▶ [GIVEN INSTRUCTION]: Find every line in the records below that holds the word "this" and copy it.

---- RECORD LIST

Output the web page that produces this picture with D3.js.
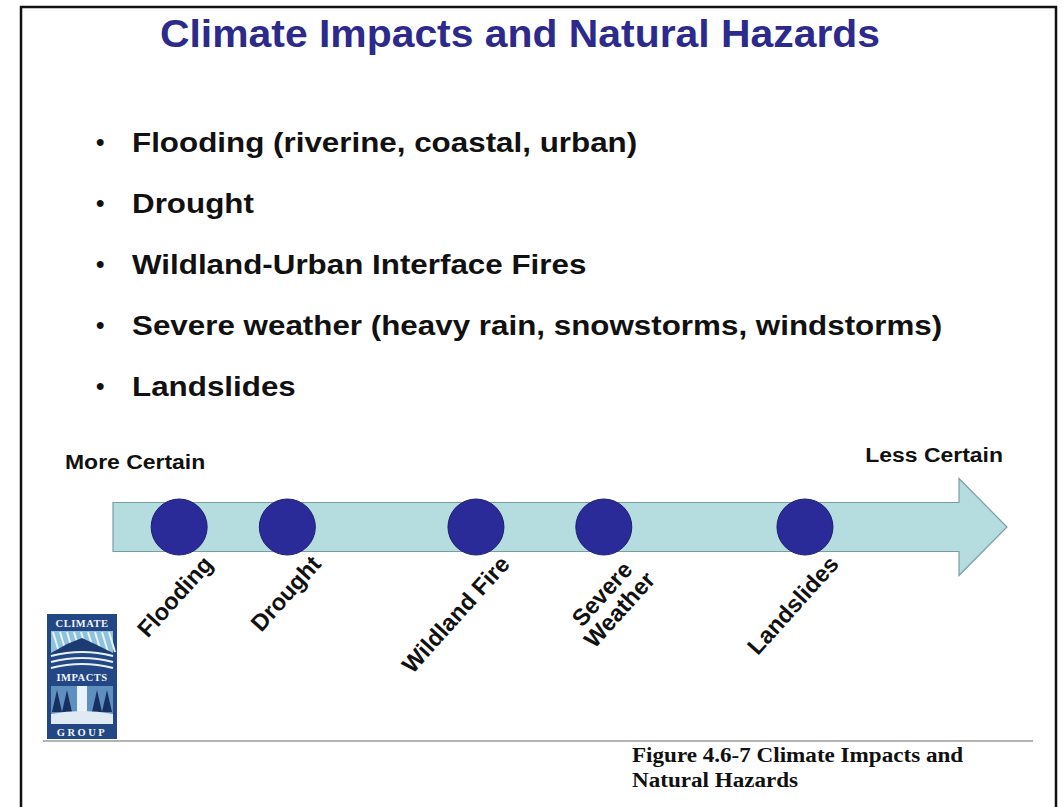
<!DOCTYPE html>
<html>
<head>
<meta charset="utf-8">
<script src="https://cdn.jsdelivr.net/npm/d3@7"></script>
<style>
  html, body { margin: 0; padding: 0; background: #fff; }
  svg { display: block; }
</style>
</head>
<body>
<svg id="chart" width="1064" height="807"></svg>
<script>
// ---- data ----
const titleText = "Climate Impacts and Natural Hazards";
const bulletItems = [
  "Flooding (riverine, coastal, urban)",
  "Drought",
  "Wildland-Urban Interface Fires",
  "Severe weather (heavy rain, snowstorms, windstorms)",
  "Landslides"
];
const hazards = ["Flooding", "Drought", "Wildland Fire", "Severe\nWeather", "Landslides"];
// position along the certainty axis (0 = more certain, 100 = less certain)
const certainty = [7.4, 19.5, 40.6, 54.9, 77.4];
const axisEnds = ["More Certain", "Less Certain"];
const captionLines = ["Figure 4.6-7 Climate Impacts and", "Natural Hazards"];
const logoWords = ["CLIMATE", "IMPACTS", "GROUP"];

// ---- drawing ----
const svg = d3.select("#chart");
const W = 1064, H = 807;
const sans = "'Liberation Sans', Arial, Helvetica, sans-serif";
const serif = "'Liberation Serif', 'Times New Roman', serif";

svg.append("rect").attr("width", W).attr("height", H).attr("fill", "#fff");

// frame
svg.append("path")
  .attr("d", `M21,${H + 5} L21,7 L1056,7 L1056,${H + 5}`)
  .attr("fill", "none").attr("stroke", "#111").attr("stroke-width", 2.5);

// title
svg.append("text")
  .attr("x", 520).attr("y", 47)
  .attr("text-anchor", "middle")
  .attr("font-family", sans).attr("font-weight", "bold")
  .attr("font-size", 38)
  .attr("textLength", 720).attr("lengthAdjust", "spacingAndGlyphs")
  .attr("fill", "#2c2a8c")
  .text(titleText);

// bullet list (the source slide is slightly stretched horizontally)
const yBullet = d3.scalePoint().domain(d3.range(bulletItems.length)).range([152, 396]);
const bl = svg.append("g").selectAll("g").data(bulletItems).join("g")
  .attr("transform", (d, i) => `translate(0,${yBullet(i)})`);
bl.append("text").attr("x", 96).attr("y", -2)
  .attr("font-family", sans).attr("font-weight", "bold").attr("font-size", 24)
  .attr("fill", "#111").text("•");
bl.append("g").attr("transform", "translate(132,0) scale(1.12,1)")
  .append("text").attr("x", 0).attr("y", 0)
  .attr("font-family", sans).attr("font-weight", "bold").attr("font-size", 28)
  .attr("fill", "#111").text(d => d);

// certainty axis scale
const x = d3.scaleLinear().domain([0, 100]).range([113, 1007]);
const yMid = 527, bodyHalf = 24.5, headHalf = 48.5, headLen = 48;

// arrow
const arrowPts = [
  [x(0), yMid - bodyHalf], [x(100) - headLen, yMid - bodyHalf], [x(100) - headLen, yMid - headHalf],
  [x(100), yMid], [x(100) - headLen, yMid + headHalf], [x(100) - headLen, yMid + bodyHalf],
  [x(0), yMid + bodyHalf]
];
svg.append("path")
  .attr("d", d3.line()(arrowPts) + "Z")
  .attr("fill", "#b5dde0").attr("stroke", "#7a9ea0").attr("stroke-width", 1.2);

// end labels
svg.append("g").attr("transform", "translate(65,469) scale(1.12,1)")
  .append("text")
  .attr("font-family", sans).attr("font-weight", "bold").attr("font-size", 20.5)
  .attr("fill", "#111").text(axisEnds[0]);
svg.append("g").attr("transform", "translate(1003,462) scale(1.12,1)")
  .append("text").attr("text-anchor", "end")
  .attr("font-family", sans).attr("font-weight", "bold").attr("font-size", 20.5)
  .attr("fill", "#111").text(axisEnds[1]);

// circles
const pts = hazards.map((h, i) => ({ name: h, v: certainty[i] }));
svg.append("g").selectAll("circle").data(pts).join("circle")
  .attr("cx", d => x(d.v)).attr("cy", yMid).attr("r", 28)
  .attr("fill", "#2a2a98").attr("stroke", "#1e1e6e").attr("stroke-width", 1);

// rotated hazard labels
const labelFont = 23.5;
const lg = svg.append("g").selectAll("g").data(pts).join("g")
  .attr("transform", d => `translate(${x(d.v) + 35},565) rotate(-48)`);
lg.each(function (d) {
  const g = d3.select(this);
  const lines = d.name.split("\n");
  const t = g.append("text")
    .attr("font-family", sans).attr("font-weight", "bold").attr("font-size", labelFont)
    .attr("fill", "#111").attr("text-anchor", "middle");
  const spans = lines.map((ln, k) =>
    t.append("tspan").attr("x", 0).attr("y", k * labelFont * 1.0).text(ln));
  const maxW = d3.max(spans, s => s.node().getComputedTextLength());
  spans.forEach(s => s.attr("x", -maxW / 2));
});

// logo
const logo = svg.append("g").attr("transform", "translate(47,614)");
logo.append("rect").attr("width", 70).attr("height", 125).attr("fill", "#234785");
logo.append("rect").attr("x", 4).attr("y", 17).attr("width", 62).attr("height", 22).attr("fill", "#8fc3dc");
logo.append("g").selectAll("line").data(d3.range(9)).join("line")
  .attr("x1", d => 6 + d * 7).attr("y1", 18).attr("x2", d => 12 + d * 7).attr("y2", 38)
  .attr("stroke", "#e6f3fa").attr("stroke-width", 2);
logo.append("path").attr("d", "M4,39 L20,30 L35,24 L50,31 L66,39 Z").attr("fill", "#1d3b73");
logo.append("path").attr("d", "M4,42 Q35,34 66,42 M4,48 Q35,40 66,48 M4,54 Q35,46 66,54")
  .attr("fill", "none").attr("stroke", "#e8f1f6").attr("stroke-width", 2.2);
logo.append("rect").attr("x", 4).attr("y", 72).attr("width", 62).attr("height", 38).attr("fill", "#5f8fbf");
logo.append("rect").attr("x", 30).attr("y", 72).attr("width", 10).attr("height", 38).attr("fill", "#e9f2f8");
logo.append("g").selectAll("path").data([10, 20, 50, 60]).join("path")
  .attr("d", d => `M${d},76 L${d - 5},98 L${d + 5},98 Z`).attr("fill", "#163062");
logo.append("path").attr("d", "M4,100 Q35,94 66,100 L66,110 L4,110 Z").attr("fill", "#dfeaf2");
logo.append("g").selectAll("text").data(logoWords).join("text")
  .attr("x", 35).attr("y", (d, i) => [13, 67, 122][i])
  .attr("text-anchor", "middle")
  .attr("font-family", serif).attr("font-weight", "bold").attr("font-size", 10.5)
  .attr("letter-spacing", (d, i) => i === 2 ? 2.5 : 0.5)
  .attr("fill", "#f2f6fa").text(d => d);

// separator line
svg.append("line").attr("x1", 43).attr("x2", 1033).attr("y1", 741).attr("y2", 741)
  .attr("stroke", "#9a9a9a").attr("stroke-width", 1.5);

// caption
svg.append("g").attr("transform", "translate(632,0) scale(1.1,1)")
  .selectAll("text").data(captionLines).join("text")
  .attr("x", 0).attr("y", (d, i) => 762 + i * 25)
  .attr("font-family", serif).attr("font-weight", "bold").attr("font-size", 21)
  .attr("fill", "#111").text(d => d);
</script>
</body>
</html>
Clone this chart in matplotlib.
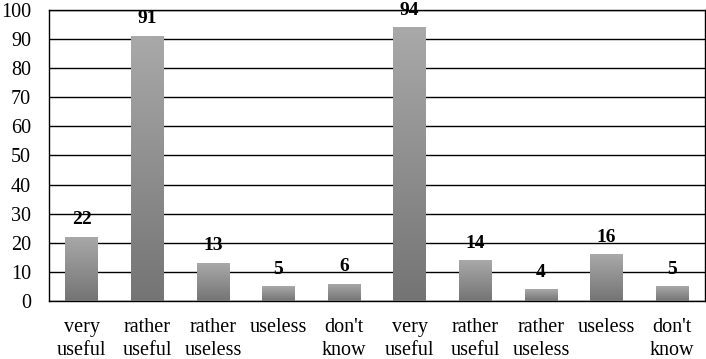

--------

▶ [SOLVED PROBLEM]:
Output the web page that produces this picture with D3.js.
  const g = d3.select(this);
Clone this chart in matplotlib.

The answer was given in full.